■ COLLECTED MATERIAL
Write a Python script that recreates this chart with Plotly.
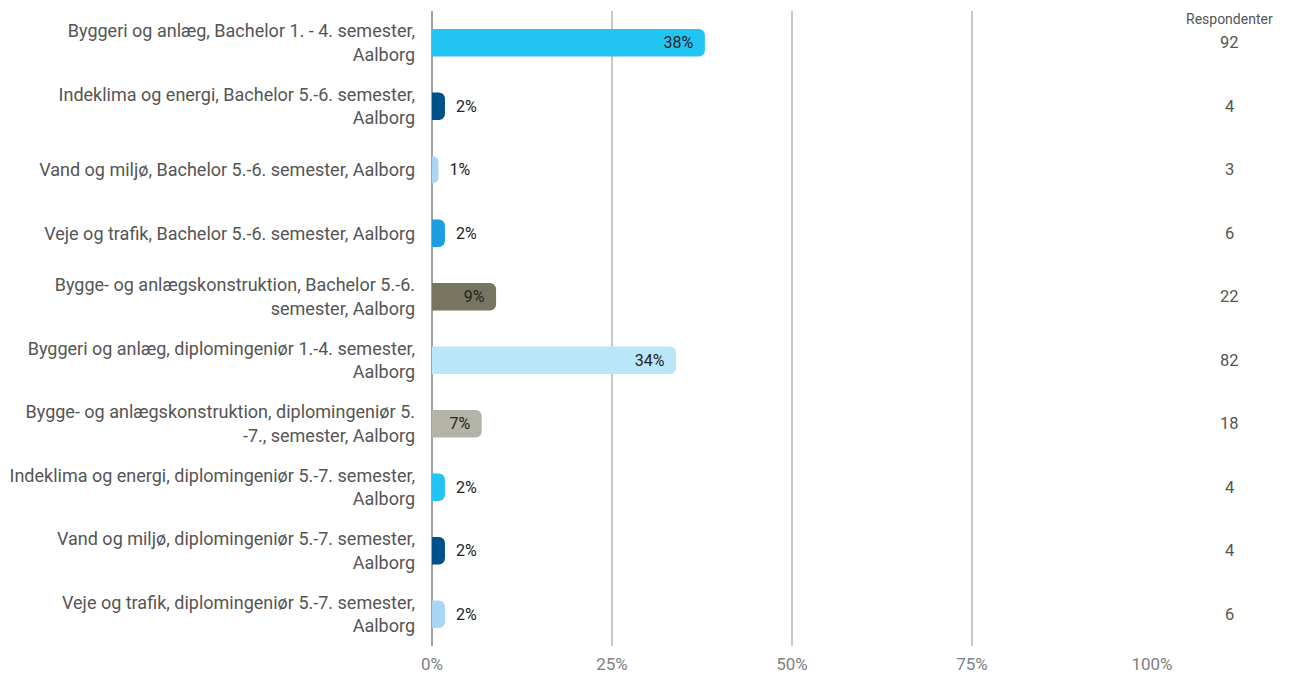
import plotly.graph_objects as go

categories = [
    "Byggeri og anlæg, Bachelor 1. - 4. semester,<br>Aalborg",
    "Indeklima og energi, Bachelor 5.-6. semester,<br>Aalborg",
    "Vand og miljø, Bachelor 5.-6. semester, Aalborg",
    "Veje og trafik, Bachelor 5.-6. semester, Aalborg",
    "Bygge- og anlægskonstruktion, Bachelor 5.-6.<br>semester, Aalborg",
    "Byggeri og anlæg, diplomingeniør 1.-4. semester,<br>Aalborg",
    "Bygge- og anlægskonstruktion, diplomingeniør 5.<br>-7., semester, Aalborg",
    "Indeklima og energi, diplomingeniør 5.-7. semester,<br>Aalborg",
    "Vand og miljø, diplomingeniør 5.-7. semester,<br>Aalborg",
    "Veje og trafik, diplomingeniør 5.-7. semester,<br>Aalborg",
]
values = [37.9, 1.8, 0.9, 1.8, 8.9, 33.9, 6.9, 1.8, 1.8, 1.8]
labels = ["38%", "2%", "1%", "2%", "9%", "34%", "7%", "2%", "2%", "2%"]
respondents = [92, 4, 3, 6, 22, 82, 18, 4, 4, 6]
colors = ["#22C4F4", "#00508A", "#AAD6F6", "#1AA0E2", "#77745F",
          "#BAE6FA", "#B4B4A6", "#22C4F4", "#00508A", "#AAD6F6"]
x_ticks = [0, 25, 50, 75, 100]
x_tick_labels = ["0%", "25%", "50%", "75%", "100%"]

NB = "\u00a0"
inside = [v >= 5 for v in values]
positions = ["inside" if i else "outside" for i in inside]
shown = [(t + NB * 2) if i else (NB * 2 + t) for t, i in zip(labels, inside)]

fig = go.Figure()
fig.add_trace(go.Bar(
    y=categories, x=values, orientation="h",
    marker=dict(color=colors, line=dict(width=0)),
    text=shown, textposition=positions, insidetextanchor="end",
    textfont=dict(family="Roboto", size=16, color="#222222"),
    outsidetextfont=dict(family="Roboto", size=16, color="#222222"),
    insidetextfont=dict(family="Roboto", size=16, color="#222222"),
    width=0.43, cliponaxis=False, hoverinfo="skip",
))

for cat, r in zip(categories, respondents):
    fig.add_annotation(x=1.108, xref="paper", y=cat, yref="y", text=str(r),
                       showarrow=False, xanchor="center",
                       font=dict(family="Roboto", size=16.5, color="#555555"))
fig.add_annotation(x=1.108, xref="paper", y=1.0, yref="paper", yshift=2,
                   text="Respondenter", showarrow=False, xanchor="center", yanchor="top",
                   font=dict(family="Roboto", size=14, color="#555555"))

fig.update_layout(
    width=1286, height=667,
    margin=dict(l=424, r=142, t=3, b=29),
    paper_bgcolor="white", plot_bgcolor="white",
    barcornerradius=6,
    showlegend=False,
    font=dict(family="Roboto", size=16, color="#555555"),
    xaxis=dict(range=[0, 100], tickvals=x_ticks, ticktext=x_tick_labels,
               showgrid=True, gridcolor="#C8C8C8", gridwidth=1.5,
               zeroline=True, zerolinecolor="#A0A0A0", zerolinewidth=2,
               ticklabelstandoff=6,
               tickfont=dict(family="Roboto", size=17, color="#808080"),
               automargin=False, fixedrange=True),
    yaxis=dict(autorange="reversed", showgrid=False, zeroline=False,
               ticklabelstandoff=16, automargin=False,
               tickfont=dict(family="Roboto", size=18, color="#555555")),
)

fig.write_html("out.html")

■ GIVEN PROBLEM
Could the lines from the top of the material through the line with "import plotly.graph_objects as go" be repeated exactly, pictures left out?

■ ANSWER FOR THIS EXERCISE
Write a Python script that recreates this chart with Plotly.
import plotly.graph_objects as go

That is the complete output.